Drug Plane “Super-unknowns”
But, let’s not get ahead of ourselves: the news tonight is that the government found a pilot who could fly the jet, thus getting rid of one major headache and embarrassment - an empty drug plane on the side of the road.
But, the issue remains, police still have no idea who landed the jet in Belize, and what they did with the drugs.
Today, at the bi-weekly police press conference, the head of the National Criminal Investigations Branch told us what they have so far on the illegal landing:
ACP Joseph Myvette - Head, NCIB "On Tuesday the 24th April shortly before 5 AM police received information of an aircraft that had landed on the San Estevan Progresso dirt road. As a result police proceeded to the area where upon arrival they observed a white in color twin engine Hawker Siddeley HS125 Series 700 A aircraft on the ground. The area was secured and later processed. Upon inspection of the aircraft it was found that only the pilot seat was a fix inside the aircraft, the remainder of the seats were removed and there were no other content. The police conducted extensive searches in the area and no other item related to the aircraft was found."
Daniel Ortiz "Given the nature of this particular discovery and especially because the seats and other aspects of the cabin were removed. Do police suspect that this plane was used to off load some illicit cargo, possibly drugs?"
ACP Joseph Myvette “Well, samples were taken from within the cabin of the aircraft which we determined more or less if the cargo was related to drugs or so."
It’s the 7th drug plane that’s landed since November of last year, and in every case, the cops were too late to catch anyone or do anything. So, today, we challenged the cops on their detection capabilities:
Daniel Ortiz "Now speaking generally to the 7 illicit landings that have taken place between this week and November 2017. Is it a concern for police that you have these spikes of illegal landings and is it something that the police are looking at to try to get some sort of technology to detect these aircrafts because obviously the persons operating them are trying to avoid as best as they can and they have been successful so far."
ACP Joseph Myvette - Head, NCIB “Well, we are working in conjunction with our regional counterparts and the police have followed all information in regards suspected aircraft sightings as well as landings in Belize and this is an ongoing series of investigations in relation to these aircrafts."
Daniel Ortiz “Sir do you acknowledge though that working with the regional partners can only get the Belize Police so far when the aircraft enters Belize airspace? You all are basically depending on intelligence and sightings when these persons are moving with urgency and many times police arrive long after these people have done what they've done and departed the scene."
ACP Joseph Myvette “Well, hence the reason I am saying that we will continue to work towards improving the situation across these illegal landings."
Daniel Ortiz "Is that improvement any consideration being made to identify some sort of partnering with international community to assist with technologies required to detect aircraft? More advance technology than Belize currently has."
ACP Joseph Myvette "I will not be able to speak to that level of cooperation.
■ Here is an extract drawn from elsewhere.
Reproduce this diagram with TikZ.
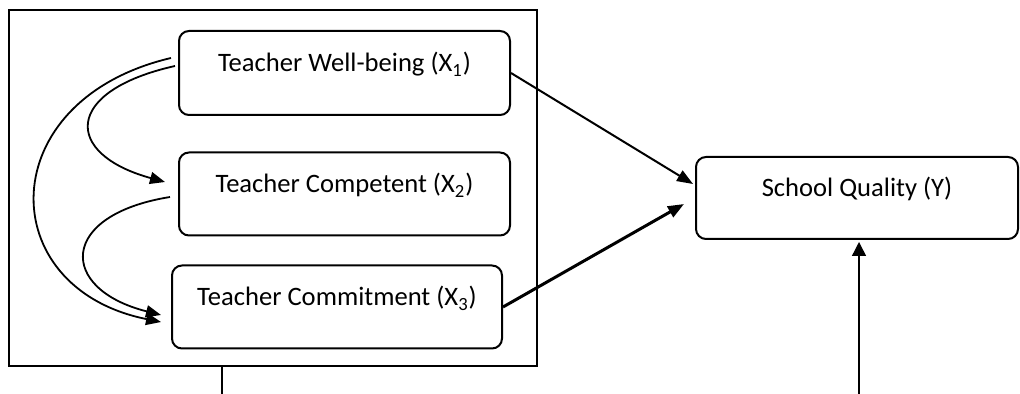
\documentclass[tikz,border=0pt]{standalone}
\usepackage{fontspec}
\setmainfont{Carlito}
\usetikzlibrary{arrows.meta,positioning}

\begin{document}
\begin{tikzpicture}[x=0.5pt,y=-0.5pt]
	\tikzstyle{Box}		= [draw, rounded corners=5pt, line width=1pt, inner sep=0pt, text height=10pt, text depth=11pt, font=\fontsize{13.3}{16}\selectfont]
	\tikzstyle{Frame}	= [draw, line width=1pt, inner sep=0pt]
	\tikzstyle{Loop}	= [line width=0.9pt, -{Triangle[length=7.5pt,width=6pt]}]
	\tikzstyle{Effect}	= [line width=1pt, -{Triangle[length=8pt,width=6pt]}]
	\tikzstyle{Strong}	= [line width=1.5pt]
	\tikzstyle{Feed}	= [line width=0.7pt, -{Triangle[length=7pt,width=7pt]}]
	\tikzstyle{Stub}	= [line width=0.6pt]

	\useasboundingbox (0,0) rectangle (1020,394);

	\node (frame) at (273,188) [Frame, minimum width=264pt, minimum height=177.5pt] {};
	\node (x1) at (344.5,73) [Box, minimum width=165.5pt, minimum height=42pt] {Teacher Well-being (X\textsubscript{1})};
	\node (x2) at (344.5,194) [Box, minimum width=165.5pt, minimum height=41.5pt] {Teacher Competent (X\textsubscript{2})};
	\node (x3) at (337,307) [Box, minimum width=165pt, minimum height=41.5pt] {Teacher Commitment (X\textsubscript{3})};
	\node (y) at (857,198) [Box, minimum width=161pt, minimum height=41pt] {School Quality (Y)};

	\coordinate (xfoot) at (222,394);
	\coordinate (yfoot) at (859,394);

	% curved links on the left
	\draw [Loop] ([xshift=-1.5pt,yshift=3.5pt]x1.west) .. controls (63,91) and (63,154) .. ([xshift=-6.5pt,yshift=6pt]x2.west);
	\draw [Loop] ([xshift=-3.5pt,yshift=7.5pt]x1.west) .. controls (-8,100) and (-8,288) .. ([xshift=-5pt,yshift=-7.5pt]x3.west);
	\draw [Loop] ([xshift=-4pt,yshift=-1.5pt]x2.west) .. controls (58,215) and (58,289) .. ([xshift=-5pt,yshift=-4pt]x3.west);

	% effects on school quality
	\draw [Effect] (x1.east) to ([xshift=-1pt,yshift=7pt]y.west);
	\draw [Effect][Strong] (x3.east) to ([xshift=-5.5pt,yshift=-3pt]y.west);
	\draw [Feed] (yfoot) to ([yshift=-1pt]yfoot |- y.south);
	\draw [Stub] (xfoot |- frame.south) to (xfoot);
\end{tikzpicture}
\end{document}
However I can tell you amongst law enforcement agencies they are cooperation regionally."
The Ministry of National Security has explained in a press release that police response is based on initial tracking information and intelligence provided by regional partners. These types of aircraft actively avoid radar detection, and so the cops must rely on actual sightings, and information locally or regionally to try and anticipate the landing areas.
Their statement says, quote, “Although law enforcement authorities try to cover multiple possible landing sites, the pilots also have several landing options and are therefore able to elude authorities.” End quote.